§ What you have to do
Starting at the first line of the data, please print exactly those lines through the one that holds "0.83, 0.84, 1.0]", omitting every picture.

-- START Data lines --

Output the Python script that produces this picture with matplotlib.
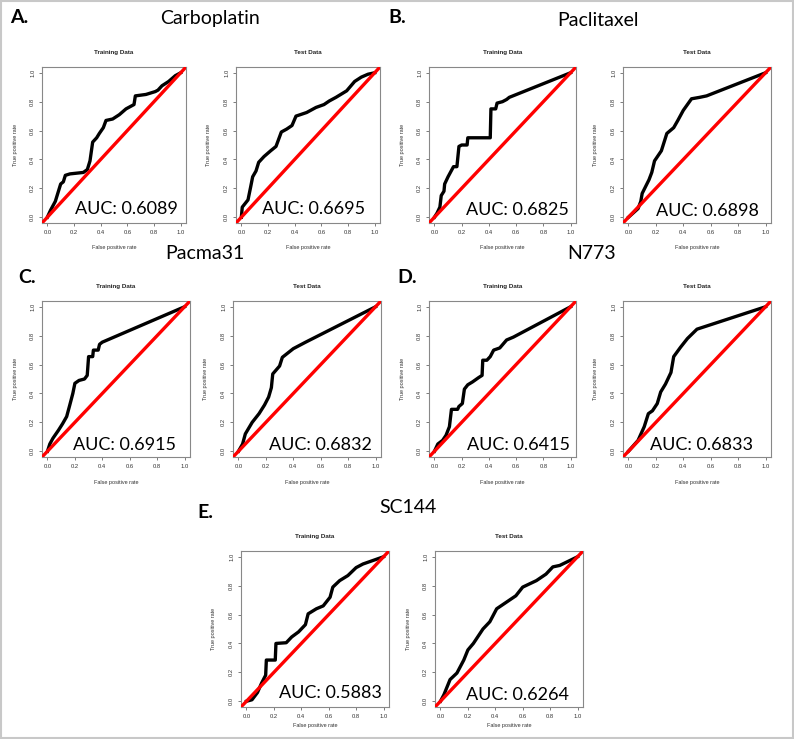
import matplotlib
matplotlib.use("Agg")
import matplotlib.pyplot as plt
from matplotlib.patches import Rectangle

W, H = 794, 739

# ---------------- data ----------------
drugs = ["Carboplatin", "Paclitaxel", "Pacma31", "N773", "SC144"]
panel_letters = ["A.", "B.", "C.", "D.", "E."]
subsets = ["Training Data", "Test Data"]

a_train_fpr = [0, 0.025, 0.06, 0.10, 0.12, 0.135, 0.17, 0.27, 0.30, 0.32, 0.34, 0.37, 0.39, 0.42, 0.44, 0.49, 0.54, 0.59, 0.65, 0.66, 0.74, 0.81, 0.83, 0.86, 0.91, 0.96, 1.0]
a_train_tpr = [0, 0.05, 0.11, 0.23, 0.245, 0.29, 0.30, 0.31, 0.33, 0.39, 0.52, 0.55, 0.58, 0.62, 0.67, 0.68, 0.71, 0.75, 0.78, 0.84, 0.85, 0.87, 0.88, 0.91, 0.94, 0.98, 1.0]
a_test_fpr = [0, 0.007, 0.05, 0.07, 0.085, 0.11, 0.13, 0.17, 0.22, 0.26, 0.30, 0.34, 0.38, 0.41, 0.49, 0.56, 0.62, 0.66, 0.71, 0.79, 0.85, 0.90, 0.95, 1.0]
a_test_tpr = [0, 0.07, 0.12, 0.21, 0.28, 0.32, 0.38, 0.42, 0.46, 0.49, 0.59, 0.61, 0.635, 0.70, 0.725, 0.76, 0.78, 0.805, 0.83, 0.875, 0.94, 0.97, 0.99, 1.0]

b_train_fpr = [0, 0.02, 0.04, 0.05, 0.07, 0.075, 0.10, 0.14, 0.165, 0.18, 0.20, 0.24, 0.245, 0.41, 0.415, 0.45, 0.46, 0.50, 0.53, 0.55, 1.0]
b_train_tpr = [0, 0.03, 0.07, 0.15, 0.18, 0.23, 0.28, 0.35, 0.35, 0.49, 0.50, 0.50, 0.55, 0.55, 0.75, 0.75, 0.79, 0.80, 0.815, 0.83, 1.0]
b_test_fpr = [0, 0.07, 0.09, 0.10, 0.15, 0.17, 0.19, 0.24, 0.26, 0.28, 0.33, 0.36, 0.40, 0.46, 0.52, 0.57, 1.0]
b_test_tpr = [0, 0.06, 0.11, 0.165, 0.26, 0.31, 0.39, 0.46, 0.52, 0.58, 0.62, 0.67, 0.74, 0.82, 0.83, 0.84, 1.0]

c_train_fpr = [0, 0.017, 0.04, 0.08, 0.11, 0.14, 0.16, 0.185, 0.20, 0.23, 0.27, 0.29, 0.30, 0.33, 0.335, 0.37, 0.38, 0.40, 1.0]
c_train_tpr = [0, 0.05, 0.09, 0.145, 0.19, 0.24, 0.31, 0.40, 0.47, 0.49, 0.50, 0.525, 0.655, 0.655, 0.70, 0.70, 0.74, 0.755, 1.0]
c_test_fpr = [0, 0.03, 0.05, 0.10, 0.15, 0.19, 0.22, 0.24, 0.25, 0.30, 0.32, 0.40, 0.49, 1.0]
c_test_tpr = [0, 0.05, 0.12, 0.20, 0.26, 0.32, 0.375, 0.44, 0.535, 0.59, 0.65, 0.71, 0.755, 1.0]

d_train_fpr = [0, 0.025, 0.06, 0.085, 0.11, 0.125, 0.17, 0.18, 0.205, 0.22, 0.245, 0.28, 0.325, 0.35, 0.355, 0.385, 0.41, 0.435, 0.48, 0.53, 0.58, 1.0]
d_train_tpr = [0, 0.05, 0.075, 0.11, 0.17, 0.29, 0.29, 0.31, 0.33, 0.43, 0.46, 0.48, 0.51, 0.525, 0.63, 0.63, 0.655, 0.70, 0.715, 0.77, 0.79, 1.0]
d_test_fpr = [0, 0.07, 0.115, 0.145, 0.175, 0.21, 0.235, 0.27, 0.31, 0.33, 0.38, 0.43, 0.50, 1.0]
d_test_tpr = [0, 0.075, 0.17, 0.26, 0.28, 0.33, 0.41, 0.465, 0.545, 0.655, 0.72, 0.78, 0.845, 1.0]

e_train_fpr = [0, 0.04, 0.08, 0.11, 0.14, 0.145, 0.21, 0.215, 0.29, 0.33, 0.38, 0.43, 0.45, 0.51, 0.56, 0.61, 0.63, 0.68, 0.74, 0.80, 0.85, 1.0]
e_train_tpr = [0, 0.01, 0.06, 0.125, 0.18, 0.285, 0.285, 0.40, 0.405, 0.445, 0.48, 0.53, 0.605, 0.64, 0.66, 0.72, 0.79, 0.835, 0.87, 0.925, 0.95, 1.0]
e_test_fpr = [0, 0.025, 0.07, 0.12, 0.17, 0.20, 0.24, 0.31, 0.36, 0.41, 0.48, 0.55, 0.60, 0.70, 0.77, 0.82, 0.87, 1.0]
e_test_tpr = [0, 0.045, 0.15, 0.195, 0.285, 0.355, 0.40, 0.50, 0.55, 0.64, 0.685, 0.73, 0.79, 0.835, 0.88, 0.93, 0.94, 1.0]

auc_train = ["0.6089", "0.6825", "0.6915", "0.6415", "0.5883"]
auc_test = ["0.6695", "0.6898", "0.6832", "0.6833", "0.6264"]

tick_values = [0.0, 0.2, 0.4, 0.6, 0.8, 1.0]
tick_labels = ["0.0", "0.2", "0.4", "0.6", "0.8", "1.0"]

curves = [
    ((a_train_fpr, a_train_tpr), (a_test_fpr, a_test_tpr)),
    ((b_train_fpr, b_train_tpr), (b_test_fpr, b_test_tpr)),
    ((c_train_fpr, c_train_tpr), (c_test_fpr, c_test_tpr)),
    ((d_train_fpr, d_train_tpr), (d_test_fpr, d_test_tpr)),
    ((e_train_fpr, e_train_tpr), (e_test_fpr, e_test_tpr)),
]

# ---------------- layout (pixels) ----------------
axes_px = [
    [(42, 67, 144, 156), (236, 67, 144, 156)],
    [(429, 67, 147, 156), (623, 67, 148, 156)],
    [(42, 301, 148, 156), (233, 301, 148, 156)],
    [(429, 301, 147, 156), (623, 301, 148, 156)],
    [(241, 551, 148, 156), (435, 551, 148, 156)],
]
auc_pos = [
    [(0.594, 0.02), (0.543, 0.02)],
    [(0.613, 0.016), (0.577, 0.005)],
    [(0.564, 0.01), (0.595, 0.01)],
    [(0.614, 0.01), (0.536, 0.007)],
    [(0.61, 0.02), (0.565, 0.007)],
]
drug_pos = [(210, 24), (598, 26), (205, 259), (592, 259), (408, 513)]
letter_pos = [(10, 23), (388, 23), (18, 283), (397, 283), (197, 518)]
xlabel_off = [25, 25, 26, 26, 18]

fig = plt.figure(figsize=(W / 100, H / 100), dpi=100)
fig.patch.set_facecolor("white")

big_font = ["Lato", "DejaVu Sans"]
small_font = ["Liberation Sans", "DejaVu Sans"]

for p in range(5):
    for s in range(2):
        l, t, w, h = axes_px[p][s]
        ax = fig.add_axes([l / W, 1 - (t + h) / H, w / W, h / H])
        fpr, tpr = curves[p][s]
        ax.plot(fpr, tpr, color="black", lw=2.4, solid_joinstyle="round", zorder=2)
        ax.axline((0, 0), (1, 1), color="#ff0000", lw=2.4, zorder=3)
        ax.set_xlim(-0.04, 1.04)
        ax.set_ylim(-0.04, 1.04)
        ax.set_xticks(tick_values)
        ax.set_xticklabels(tick_labels)
        ax.set_yticks(tick_values)
        ax.set_yticklabels(tick_labels, rotation=90, va="center")
        ax.tick_params(labelsize=4.2, length=2.5, width=0.6, pad=2.5,
                       colors="#666666", labelcolor="#333333")
        for lab in ax.get_xticklabels() + ax.get_yticklabels():
            lab.set_family(small_font)
        for sp in ax.spines.values():
            sp.set_linewidth(0.8)
            sp.set_color("#888888")
        ax.text(0.5, 1.095, subsets[s], transform=ax.transAxes, ha="center",
                va="center", fontsize=4.5, fontweight="bold", family=small_font,
                color="#222222")
        ax.text(0.5, -xlabel_off[p] / h, "False positive rate", transform=ax.transAxes,
                ha="center", va="center", fontsize=4, family=small_font, color="#333333")
        ax.text(-27 / w, 0.5, "True positive rate", transform=ax.transAxes,
                ha="center", va="center", rotation=90, fontsize=4,
                family=small_font, color="#333333")
        auc = auc_train[p] if s == 0 else auc_test[p]
        ax.text(auc_pos[p][s][0], auc_pos[p][s][1], "AUC: " + auc, ha="center",
                va="baseline", fontsize=13, family=big_font, color="black", zorder=5)

    dx, dy = drug_pos[p]
    fig.text(dx / W, 1 - dy / H, drugs[p], ha="center", va="baseline",
             fontsize=14, family=big_font, color="black")
    lx, ly = letter_pos[p]
    fig.text(lx / W, 1 - ly / H, panel_letters[p], ha="left", va="baseline",
             fontsize=14, fontweight="bold", family=big_font, color="black")

fig.add_artist(Rectangle((0.001, 0.001), 0.998, 0.998, transform=fig.transFigure,
                         fill=False, edgecolor="#c8c8c8", lw=1.5))

fig.savefig("out.png", dpi=100, facecolor="white")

-- END Data lines --

§ Correct response
Output the Python script that produces this picture with matplotlib.
import matplotlib
matplotlib.use("Agg")
import matplotlib.pyplot as plt
from matplotlib.patches import Rectangle

W, H = 794, 739

# ---------------- data ----------------
drugs = ["Carboplatin", "Paclitaxel", "Pacma31", "N773", "SC144"]
panel_letters = ["A.", "B.", "C.", "D.", "E."]
subsets = ["Training Data", "Test Data"]

a_train_fpr = [0, 0.025, 0.06, 0.10, 0.12, 0.135, 0.17, 0.27, 0.30, 0.32, 0.34, 0.37, 0.39, 0.42, 0.44, 0.49, 0.54, 0.59, 0.65, 0.66, 0.74, 0.81, 0.83, 0.86, 0.91, 0.96, 1.0]
a_train_tpr = [0, 0.05, 0.11, 0.23, 0.245, 0.29, 0.30, 0.31, 0.33, 0.39, 0.52, 0.55, 0.58, 0.62, 0.67, 0.68, 0.71, 0.75, 0.78, 0.84, 0.85, 0.87, 0.88, 0.91, 0.94, 0.98, 1.0]
a_test_fpr = [0, 0.007, 0.05, 0.07, 0.085, 0.11, 0.13, 0.17, 0.22, 0.26, 0.30, 0.34, 0.38, 0.41, 0.49, 0.56, 0.62, 0.66, 0.71, 0.79, 0.85, 0.90, 0.95, 1.0]
a_test_tpr = [0, 0.07, 0.12, 0.21, 0.28, 0.32, 0.38, 0.42, 0.46, 0.49, 0.59, 0.61, 0.635, 0.70, 0.725, 0.76, 0.78, 0.805, 0.83, 0.875, 0.94, 0.97, 0.99, 1.0]

b_train_fpr = [0, 0.02, 0.04, 0.05, 0.07, 0.075, 0.10, 0.14, 0.165, 0.18, 0.20, 0.24, 0.245, 0.41, 0.415, 0.45, 0.46, 0.50, 0.53, 0.55, 1.0]
b_train_tpr = [0, 0.03, 0.07, 0.15, 0.18, 0.23, 0.28, 0.35, 0.35, 0.49, 0.50, 0.50, 0.55, 0.55, 0.75, 0.75, 0.79, 0.80, 0.815, 0.83, 1.0]
b_test_fpr = [0, 0.07, 0.09, 0.10, 0.15, 0.17, 0.19, 0.24, 0.26, 0.28, 0.33, 0.36, 0.40, 0.46, 0.52, 0.57, 1.0]
b_test_tpr = [0, 0.06, 0.11, 0.165, 0.26, 0.31, 0.39, 0.46, 0.52, 0.58, 0.62, 0.67, 0.74, 0.82, 0.83, 0.84, 1.0]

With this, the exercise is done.